Monday, June 29, 2009

So what does it mean to you?

Every once in a while a profession is blessed with someone who truly is leader and visionary for that profession and guides others in it to what it really means to a member of that profession. To be John Lounsbury is that very special person in the academy of education. Lounsbury, with a few other educators, started to study young adolescents as a special population almost four decades ago. Young adolescents were once misunderstood by so many and therefore not appreciated or respected as the special population they are – it was through Lounsbury’s passion that those who work with young adolescents now know how special they are.

His wisdom and passion for young adolescents opened the doors to working with and respecting them that was once dreaded.

One can experience his profound respect for-young adolescents in an online NMSA article Understanding and Appreciating the Wonder Years. In the article he reminds us that “….

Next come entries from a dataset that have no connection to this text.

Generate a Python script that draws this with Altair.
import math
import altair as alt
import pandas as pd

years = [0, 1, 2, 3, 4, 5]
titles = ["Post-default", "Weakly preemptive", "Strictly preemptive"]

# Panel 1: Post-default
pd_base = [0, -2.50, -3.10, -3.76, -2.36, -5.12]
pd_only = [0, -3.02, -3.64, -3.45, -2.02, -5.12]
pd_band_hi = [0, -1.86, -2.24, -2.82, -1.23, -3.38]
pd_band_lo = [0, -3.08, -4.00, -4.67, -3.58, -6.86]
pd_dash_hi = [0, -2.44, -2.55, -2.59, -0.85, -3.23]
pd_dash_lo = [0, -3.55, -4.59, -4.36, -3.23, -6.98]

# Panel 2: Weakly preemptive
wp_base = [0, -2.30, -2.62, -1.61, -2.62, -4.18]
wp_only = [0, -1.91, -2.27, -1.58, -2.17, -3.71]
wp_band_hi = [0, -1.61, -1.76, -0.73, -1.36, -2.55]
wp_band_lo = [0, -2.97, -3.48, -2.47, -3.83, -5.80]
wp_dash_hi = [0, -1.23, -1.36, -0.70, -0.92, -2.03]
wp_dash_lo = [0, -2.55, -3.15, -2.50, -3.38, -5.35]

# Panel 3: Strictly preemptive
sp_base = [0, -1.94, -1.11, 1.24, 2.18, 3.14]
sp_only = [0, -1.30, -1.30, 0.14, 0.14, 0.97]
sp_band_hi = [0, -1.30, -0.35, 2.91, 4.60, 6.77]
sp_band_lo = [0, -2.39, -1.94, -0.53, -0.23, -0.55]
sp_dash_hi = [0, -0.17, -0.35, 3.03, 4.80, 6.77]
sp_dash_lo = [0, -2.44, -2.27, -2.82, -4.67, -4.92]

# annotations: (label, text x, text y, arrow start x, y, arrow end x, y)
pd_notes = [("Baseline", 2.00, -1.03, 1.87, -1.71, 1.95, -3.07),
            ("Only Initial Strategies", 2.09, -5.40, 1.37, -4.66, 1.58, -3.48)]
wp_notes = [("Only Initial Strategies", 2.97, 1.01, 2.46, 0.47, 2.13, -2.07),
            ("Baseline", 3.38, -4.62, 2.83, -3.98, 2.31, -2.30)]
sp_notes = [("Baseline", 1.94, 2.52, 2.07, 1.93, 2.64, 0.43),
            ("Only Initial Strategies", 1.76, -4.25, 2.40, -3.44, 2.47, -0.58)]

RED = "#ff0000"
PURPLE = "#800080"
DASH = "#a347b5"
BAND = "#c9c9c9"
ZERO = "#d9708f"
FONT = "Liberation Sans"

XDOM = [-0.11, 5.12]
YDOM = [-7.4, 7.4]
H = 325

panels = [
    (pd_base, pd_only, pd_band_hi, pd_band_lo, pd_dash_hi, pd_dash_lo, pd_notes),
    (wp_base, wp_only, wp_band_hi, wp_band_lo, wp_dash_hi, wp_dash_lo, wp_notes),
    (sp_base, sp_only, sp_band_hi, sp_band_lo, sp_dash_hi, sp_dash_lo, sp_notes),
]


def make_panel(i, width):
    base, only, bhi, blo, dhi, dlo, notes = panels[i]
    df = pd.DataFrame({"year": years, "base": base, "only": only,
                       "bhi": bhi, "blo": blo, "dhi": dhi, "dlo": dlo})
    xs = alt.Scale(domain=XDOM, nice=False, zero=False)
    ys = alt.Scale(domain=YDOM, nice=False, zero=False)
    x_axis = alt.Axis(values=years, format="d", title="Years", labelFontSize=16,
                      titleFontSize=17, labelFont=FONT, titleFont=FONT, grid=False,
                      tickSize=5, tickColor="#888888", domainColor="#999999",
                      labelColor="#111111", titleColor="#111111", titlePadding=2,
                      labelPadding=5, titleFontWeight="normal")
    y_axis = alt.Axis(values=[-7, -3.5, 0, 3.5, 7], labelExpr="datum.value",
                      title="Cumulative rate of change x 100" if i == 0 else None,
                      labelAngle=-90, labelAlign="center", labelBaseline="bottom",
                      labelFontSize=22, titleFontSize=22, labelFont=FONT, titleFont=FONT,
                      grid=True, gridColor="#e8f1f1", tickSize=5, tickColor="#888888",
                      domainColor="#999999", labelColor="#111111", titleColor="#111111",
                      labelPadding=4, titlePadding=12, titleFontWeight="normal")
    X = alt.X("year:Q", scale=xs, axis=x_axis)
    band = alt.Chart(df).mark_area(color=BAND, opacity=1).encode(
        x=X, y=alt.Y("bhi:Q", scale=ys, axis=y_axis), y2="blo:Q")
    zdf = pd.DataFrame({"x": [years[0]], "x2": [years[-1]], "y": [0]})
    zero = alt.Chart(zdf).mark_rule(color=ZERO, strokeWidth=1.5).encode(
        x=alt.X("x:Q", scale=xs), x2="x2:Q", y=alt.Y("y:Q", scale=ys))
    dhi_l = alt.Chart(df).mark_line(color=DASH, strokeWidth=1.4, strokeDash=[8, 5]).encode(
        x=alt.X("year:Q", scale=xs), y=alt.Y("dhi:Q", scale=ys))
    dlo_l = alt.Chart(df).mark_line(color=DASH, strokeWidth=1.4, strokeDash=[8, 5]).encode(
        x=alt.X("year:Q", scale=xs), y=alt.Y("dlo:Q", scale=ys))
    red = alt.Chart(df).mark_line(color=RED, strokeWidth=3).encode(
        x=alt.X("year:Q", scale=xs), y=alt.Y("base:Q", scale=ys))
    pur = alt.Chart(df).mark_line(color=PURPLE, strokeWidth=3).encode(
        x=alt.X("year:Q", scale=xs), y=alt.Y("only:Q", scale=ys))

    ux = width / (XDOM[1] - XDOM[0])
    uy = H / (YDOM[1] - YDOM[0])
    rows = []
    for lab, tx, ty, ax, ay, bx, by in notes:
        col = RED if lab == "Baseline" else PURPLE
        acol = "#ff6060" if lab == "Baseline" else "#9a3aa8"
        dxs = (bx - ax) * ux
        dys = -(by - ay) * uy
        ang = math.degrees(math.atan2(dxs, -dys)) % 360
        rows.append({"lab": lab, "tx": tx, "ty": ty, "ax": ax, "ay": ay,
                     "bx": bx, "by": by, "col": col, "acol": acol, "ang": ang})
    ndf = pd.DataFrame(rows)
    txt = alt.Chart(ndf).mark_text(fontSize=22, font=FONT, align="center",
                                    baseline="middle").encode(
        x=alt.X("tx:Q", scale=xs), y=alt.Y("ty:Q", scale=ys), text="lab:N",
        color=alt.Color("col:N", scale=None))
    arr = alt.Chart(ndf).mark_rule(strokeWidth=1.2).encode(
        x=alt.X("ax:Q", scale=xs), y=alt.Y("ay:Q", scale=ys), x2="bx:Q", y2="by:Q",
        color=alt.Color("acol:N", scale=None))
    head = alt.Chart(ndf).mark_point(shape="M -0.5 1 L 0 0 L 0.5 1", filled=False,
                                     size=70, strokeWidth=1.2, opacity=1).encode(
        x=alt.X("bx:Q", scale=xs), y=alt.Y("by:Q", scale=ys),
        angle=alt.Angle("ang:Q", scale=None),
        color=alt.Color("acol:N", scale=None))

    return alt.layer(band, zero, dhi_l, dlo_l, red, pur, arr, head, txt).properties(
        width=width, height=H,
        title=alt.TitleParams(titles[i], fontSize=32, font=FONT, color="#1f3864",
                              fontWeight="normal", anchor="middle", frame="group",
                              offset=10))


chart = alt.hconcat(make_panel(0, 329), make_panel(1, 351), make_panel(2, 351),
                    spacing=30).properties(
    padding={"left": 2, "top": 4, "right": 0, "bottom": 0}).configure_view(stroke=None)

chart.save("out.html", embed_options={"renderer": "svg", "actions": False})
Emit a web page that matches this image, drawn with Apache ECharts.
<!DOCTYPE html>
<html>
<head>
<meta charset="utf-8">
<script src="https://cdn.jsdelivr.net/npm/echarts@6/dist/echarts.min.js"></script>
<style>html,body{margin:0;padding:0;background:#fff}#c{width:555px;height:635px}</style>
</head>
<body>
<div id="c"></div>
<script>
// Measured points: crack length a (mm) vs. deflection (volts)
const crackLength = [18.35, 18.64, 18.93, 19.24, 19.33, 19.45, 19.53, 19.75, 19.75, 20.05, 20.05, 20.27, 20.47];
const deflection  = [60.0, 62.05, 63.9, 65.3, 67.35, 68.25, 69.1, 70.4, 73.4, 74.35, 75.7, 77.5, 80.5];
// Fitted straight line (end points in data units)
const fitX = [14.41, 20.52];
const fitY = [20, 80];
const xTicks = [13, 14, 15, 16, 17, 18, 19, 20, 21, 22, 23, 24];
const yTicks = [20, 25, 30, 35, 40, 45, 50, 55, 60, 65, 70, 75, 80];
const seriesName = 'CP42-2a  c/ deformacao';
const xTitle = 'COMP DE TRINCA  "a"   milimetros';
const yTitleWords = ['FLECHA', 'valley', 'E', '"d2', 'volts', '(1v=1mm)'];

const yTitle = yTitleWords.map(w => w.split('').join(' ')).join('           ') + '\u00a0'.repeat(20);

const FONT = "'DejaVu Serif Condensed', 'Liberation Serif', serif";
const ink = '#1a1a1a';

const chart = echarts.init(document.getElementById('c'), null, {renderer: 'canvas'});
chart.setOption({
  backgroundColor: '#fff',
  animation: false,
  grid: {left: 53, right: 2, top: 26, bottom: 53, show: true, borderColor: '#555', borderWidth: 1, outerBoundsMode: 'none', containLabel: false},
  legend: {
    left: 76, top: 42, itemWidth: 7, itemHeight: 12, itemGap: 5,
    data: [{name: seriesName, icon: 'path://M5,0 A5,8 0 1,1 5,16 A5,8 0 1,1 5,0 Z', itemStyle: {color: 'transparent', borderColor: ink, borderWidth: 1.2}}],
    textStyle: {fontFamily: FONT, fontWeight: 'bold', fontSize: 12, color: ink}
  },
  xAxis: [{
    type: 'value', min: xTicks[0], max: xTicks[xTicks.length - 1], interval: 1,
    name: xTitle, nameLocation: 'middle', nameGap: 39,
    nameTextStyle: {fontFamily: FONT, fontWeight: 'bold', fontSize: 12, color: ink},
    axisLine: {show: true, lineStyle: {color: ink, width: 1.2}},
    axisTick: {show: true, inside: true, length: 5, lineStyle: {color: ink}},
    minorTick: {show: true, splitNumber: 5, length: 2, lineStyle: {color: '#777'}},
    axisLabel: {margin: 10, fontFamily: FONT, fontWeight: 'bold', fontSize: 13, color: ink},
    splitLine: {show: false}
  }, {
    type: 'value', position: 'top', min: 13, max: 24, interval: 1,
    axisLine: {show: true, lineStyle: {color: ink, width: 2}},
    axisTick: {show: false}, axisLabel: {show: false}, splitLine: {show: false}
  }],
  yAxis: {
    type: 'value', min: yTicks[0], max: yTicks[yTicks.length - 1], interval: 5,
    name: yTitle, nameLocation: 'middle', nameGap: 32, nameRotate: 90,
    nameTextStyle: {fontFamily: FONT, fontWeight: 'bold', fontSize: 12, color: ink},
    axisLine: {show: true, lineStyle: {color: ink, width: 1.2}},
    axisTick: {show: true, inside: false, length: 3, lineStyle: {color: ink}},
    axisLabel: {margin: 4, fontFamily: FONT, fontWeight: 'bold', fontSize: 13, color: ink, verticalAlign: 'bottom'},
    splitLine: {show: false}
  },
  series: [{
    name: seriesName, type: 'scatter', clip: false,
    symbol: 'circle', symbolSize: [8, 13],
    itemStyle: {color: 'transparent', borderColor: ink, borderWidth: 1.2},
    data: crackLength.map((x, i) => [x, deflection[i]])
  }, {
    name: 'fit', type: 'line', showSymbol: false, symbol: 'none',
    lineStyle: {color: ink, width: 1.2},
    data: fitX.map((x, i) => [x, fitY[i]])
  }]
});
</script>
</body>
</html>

Young adolescents are a wondrous group, eager, enthusiastic, curious, adventuresome, full of life, fresh, and refreshing. They are genuine and do not shine in borrowed plumes. Their honesty is often disarming. They have a sense of humor, albeit one that is sometimes a bit weird. We should celebrate this stage of endless discovery during which youth come of age. Their capacities for thinking and reflecting are unfolding. Their outward behavior may belie the seriousness of their inner thoughts, but those who work closely with these young people know of their concern for the less fortunate, the environment, and other national problems. They worry about nuclear war, HIV, family disintegration, and moral issues. Their penchant for service is expressed in such things as can-a-thons, service learning projects, and campaigns to save the whales. They seek heroes and heroines, individuals of character and conscience, ones whose examples can be emulated. This is not the time for adults to abdicate their critically important guidance role, yet this is too often what happens as adults assume that the peer group takes over.”

So my questions to you are: “What does this quote and the respect for young adolescents that Lounsbury has defined mean to you as one who chooses to work with the young adolescent population? How do you plan to respect and celebrate them and guide them and to stand with them in the present and move towards the future they deserve?”